- Requirements
Reproduce, exactly and in full, the lines from the one with "Clone this chart in Apache ECharts." through the one with "var myChart = echarts.init(document.getElementById('main'));" in the data below; drop pictures.

########

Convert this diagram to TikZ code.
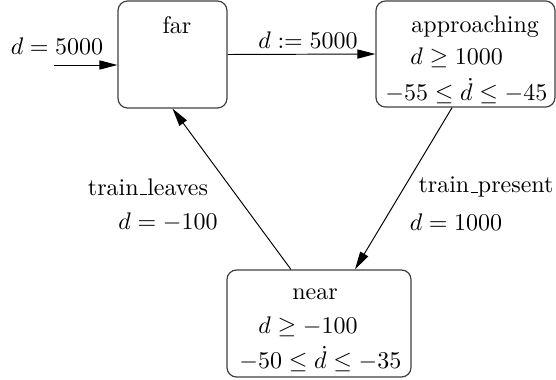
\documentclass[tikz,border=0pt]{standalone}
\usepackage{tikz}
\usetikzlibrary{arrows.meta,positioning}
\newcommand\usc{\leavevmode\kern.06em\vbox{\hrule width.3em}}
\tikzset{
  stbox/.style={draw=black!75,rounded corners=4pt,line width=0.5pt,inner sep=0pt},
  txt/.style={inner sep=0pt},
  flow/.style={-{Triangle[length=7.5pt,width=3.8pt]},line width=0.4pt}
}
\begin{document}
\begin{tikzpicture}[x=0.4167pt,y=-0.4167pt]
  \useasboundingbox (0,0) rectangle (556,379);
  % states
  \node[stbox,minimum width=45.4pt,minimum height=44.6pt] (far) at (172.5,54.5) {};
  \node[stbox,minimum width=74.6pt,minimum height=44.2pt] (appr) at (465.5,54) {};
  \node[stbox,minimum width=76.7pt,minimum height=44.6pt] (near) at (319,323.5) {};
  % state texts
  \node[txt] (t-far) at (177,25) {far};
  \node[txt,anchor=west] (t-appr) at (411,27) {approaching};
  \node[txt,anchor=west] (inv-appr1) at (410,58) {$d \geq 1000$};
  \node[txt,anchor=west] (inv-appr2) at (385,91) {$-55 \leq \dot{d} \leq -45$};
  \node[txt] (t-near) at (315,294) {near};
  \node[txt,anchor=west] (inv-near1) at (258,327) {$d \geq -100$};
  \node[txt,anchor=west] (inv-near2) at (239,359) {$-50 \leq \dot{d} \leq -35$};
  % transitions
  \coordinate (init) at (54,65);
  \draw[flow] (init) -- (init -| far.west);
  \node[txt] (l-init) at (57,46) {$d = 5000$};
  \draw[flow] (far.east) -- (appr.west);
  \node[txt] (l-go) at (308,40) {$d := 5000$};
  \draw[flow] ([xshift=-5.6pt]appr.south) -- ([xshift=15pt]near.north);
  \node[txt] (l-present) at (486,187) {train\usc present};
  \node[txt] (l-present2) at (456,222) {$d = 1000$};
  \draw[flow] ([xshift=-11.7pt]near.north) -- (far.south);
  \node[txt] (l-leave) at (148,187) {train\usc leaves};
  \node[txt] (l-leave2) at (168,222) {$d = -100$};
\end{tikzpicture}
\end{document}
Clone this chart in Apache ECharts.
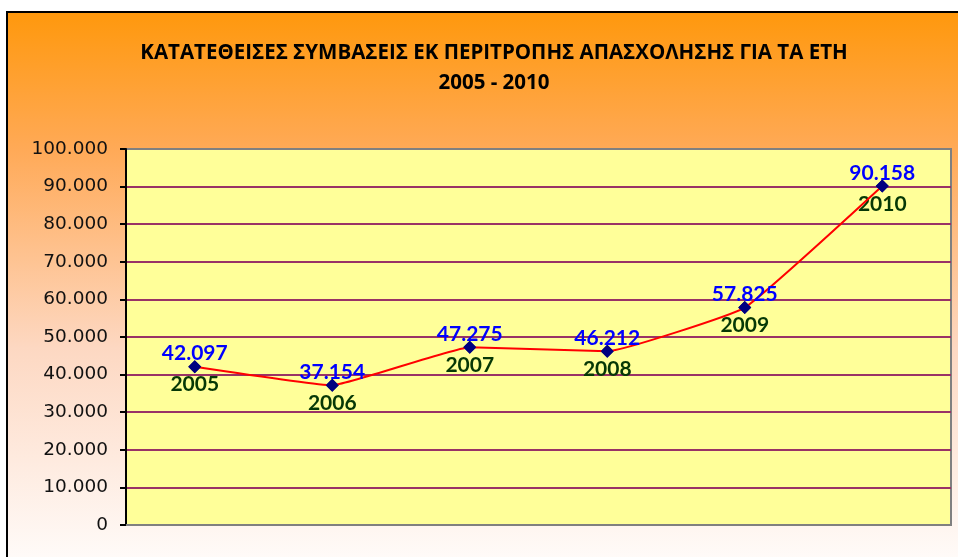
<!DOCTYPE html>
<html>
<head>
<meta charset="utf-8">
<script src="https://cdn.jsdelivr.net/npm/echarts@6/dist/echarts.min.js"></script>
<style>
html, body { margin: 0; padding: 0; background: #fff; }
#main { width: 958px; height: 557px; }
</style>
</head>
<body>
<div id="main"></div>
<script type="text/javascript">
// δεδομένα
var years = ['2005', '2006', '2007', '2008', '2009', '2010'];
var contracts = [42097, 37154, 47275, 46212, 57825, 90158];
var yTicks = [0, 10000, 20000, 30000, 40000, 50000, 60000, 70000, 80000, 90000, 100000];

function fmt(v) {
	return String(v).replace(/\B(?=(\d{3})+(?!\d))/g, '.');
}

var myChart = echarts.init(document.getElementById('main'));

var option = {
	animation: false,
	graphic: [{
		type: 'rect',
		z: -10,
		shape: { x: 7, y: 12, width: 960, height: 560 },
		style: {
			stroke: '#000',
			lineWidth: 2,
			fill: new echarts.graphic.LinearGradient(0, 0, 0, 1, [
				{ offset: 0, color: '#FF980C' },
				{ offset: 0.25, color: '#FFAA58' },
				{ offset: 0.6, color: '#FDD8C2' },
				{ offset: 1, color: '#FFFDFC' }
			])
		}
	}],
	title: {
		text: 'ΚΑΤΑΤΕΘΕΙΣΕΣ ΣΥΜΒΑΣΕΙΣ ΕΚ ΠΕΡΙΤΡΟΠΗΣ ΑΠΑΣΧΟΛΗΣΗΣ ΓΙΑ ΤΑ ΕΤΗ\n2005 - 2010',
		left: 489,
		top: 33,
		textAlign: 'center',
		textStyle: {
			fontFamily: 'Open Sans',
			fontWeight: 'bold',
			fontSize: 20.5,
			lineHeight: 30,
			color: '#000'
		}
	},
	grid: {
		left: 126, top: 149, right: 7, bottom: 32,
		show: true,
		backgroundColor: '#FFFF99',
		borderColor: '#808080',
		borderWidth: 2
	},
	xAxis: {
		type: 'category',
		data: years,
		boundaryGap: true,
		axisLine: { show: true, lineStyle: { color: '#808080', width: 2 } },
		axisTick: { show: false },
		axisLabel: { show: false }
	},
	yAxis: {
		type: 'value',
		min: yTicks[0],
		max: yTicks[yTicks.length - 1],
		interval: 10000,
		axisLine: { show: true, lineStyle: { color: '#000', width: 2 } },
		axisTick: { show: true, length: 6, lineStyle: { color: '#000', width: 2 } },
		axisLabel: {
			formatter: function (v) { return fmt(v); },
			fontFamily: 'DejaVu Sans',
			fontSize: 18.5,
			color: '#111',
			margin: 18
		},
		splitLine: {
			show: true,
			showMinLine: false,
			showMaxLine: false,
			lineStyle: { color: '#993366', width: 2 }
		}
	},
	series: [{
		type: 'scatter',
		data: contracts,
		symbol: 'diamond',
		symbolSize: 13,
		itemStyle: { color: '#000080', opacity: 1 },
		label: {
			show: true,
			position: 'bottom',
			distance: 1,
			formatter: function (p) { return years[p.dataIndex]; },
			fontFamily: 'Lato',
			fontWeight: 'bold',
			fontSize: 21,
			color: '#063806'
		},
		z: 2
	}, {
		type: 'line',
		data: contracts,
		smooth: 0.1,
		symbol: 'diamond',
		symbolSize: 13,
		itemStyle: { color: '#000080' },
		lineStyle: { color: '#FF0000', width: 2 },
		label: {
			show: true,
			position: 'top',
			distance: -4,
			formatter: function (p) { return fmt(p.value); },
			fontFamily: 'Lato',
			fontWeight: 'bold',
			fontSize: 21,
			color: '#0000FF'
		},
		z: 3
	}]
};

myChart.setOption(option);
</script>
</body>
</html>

########

- In response
Clone this chart in Apache ECharts.
<!DOCTYPE html>
<html>
<head>
<meta charset="utf-8">
<script src="https://cdn.jsdelivr.net/npm/echarts@6/dist/echarts.min.js"></script>
<style>
html, body { margin: 0; padding: 0; background: #fff; }
#main { width: 958px; height: 557px; }
</style>
</head>
<body>
<div id="main"></div>
<script type="text/javascript">
// δεδομένα
var years = ['2005', '2006', '2007', '2008', '2009', '2010'];
var contracts = [42097, 37154, 47275, 46212, 57825, 90158];
var yTicks = [0, 10000, 20000, 30000, 40000, 50000, 60000, 70000, 80000, 90000, 100000];

function fmt(v) {
	return String(v).replace(/\B(?=(\d{3})+(?!\d))/g, '.');
}

var myChart = echarts.init(document.getElementById('main'));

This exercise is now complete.